Aim:
Nothing but the lines from the line with "Rebuild this chart" to the line with "plt.rcParams['axes.unicode_minus'] = False", both included, is to be repeated, and those exactly. Leave out the pictures.
>> begin Dataset extract
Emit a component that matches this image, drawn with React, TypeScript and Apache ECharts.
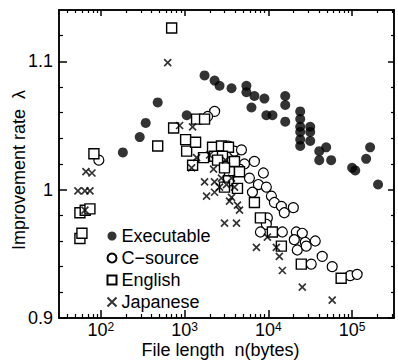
>> end Dataset extract
>> begin Dataset extract
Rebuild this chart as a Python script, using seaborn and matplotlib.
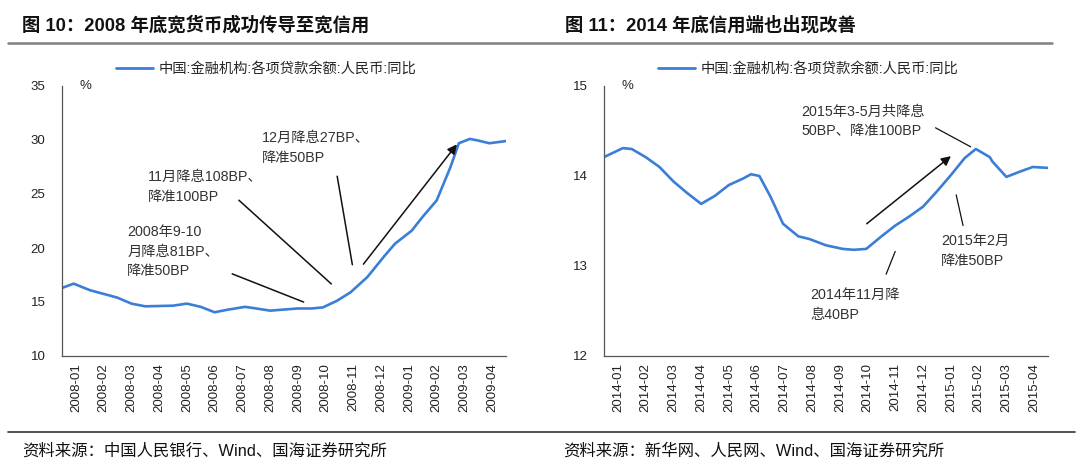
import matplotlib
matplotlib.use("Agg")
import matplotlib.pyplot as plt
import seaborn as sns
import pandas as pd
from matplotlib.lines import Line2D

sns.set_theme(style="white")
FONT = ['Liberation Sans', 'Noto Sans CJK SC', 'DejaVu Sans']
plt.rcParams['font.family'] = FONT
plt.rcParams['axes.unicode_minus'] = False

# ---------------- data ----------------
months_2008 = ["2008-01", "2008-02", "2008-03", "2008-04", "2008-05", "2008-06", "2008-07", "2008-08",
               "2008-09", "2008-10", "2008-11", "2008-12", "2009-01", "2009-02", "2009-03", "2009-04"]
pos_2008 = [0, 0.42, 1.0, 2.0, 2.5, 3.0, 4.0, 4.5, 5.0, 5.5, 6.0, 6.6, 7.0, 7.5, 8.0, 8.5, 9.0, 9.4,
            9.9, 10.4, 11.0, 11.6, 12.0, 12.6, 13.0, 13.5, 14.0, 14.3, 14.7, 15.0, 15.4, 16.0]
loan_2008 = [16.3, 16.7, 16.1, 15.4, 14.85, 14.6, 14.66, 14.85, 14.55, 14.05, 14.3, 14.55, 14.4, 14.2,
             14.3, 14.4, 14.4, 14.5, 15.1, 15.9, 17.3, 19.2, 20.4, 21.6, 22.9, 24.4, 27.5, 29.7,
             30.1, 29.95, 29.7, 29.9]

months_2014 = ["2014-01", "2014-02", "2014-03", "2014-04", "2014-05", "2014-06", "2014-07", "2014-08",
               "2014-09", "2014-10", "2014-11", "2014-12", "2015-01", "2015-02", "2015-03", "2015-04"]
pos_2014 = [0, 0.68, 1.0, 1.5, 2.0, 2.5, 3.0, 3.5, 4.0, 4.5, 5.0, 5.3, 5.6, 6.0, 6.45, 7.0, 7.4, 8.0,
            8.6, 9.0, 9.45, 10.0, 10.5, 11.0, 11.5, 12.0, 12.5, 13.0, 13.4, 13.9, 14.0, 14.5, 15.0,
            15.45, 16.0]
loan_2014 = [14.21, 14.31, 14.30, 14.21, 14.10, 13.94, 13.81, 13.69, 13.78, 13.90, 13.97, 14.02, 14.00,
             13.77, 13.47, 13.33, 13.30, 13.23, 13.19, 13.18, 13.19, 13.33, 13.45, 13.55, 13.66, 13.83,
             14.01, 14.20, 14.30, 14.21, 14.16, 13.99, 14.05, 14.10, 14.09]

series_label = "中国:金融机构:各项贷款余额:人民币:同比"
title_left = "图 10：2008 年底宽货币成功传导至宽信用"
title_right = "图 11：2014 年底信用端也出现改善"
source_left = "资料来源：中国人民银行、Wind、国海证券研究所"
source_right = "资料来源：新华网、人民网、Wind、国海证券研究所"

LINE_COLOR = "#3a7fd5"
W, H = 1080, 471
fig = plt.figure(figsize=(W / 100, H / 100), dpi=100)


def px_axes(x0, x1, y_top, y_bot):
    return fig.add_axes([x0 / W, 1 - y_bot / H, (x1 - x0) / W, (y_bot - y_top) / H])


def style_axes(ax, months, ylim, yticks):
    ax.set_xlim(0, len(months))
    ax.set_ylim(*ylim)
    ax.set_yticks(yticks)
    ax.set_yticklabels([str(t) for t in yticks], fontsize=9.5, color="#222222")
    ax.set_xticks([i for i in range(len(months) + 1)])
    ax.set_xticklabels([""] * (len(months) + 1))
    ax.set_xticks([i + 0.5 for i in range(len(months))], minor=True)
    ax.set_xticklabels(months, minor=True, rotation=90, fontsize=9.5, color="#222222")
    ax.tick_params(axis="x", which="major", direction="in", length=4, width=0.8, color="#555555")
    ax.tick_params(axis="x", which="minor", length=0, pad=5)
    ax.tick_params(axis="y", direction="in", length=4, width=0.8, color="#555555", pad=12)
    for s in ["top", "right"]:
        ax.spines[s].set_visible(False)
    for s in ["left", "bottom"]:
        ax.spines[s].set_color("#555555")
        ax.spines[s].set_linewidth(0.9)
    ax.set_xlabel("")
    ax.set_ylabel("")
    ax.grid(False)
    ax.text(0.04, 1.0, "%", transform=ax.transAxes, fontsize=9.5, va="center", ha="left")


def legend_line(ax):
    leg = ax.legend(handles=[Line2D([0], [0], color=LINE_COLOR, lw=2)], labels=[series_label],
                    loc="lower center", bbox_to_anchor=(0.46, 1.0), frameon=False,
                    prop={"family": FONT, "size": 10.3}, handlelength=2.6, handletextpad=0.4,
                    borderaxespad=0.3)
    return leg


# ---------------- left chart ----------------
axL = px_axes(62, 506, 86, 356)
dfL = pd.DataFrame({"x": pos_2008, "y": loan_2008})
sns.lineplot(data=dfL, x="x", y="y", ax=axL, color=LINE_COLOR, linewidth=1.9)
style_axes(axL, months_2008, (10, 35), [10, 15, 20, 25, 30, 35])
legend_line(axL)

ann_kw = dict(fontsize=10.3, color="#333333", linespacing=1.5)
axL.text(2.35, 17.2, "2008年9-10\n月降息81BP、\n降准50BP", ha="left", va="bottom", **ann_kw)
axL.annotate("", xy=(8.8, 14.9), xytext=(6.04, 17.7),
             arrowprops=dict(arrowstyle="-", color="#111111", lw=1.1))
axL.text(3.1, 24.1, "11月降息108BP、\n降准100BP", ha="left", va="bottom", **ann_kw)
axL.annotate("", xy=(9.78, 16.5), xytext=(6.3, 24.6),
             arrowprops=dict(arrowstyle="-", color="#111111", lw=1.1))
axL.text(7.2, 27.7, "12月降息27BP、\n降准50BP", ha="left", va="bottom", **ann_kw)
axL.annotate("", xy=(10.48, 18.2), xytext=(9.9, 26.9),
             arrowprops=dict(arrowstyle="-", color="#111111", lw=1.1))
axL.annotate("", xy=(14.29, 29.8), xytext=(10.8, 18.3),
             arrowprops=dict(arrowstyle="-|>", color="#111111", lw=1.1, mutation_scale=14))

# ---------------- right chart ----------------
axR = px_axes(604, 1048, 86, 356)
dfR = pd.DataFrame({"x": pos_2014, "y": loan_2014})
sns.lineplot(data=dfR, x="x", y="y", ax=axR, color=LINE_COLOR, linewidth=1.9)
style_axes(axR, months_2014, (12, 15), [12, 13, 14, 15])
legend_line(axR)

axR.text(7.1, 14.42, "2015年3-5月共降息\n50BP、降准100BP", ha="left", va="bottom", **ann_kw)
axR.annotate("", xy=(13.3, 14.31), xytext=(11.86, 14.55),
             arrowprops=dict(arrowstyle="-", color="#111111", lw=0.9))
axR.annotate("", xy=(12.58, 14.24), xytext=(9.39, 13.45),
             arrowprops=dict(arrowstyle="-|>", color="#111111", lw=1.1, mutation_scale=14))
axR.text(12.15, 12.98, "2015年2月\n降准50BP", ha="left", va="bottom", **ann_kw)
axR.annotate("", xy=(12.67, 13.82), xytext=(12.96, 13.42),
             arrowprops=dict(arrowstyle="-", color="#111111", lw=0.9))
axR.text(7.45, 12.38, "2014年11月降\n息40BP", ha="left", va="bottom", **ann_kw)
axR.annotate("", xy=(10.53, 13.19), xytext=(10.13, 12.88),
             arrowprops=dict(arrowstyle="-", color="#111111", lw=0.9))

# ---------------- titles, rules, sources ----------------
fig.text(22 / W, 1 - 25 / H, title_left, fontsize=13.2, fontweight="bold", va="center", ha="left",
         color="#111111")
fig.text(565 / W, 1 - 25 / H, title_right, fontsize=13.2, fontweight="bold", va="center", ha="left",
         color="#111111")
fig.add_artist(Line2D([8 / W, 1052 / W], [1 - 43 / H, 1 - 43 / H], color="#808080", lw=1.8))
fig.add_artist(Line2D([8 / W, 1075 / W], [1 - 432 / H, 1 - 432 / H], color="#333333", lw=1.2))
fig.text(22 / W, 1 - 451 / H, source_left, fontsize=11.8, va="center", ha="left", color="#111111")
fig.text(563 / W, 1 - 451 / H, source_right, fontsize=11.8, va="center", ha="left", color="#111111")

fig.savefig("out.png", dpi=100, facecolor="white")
>> end Dataset extract
Answer to the problem:
Rebuild this chart as a Python script, using seaborn and matplotlib.
import matplotlib
matplotlib.use("Agg")
import matplotlib.pyplot as plt
import seaborn as sns
import pandas as pd
from matplotlib.lines import Line2D

sns.set_theme(style="white")
FONT = ['Liberation Sans', 'Noto Sans CJK SC', 'DejaVu Sans']
plt.rcParams['font.family'] = FONT
plt.rcParams['axes.unicode_minus'] = False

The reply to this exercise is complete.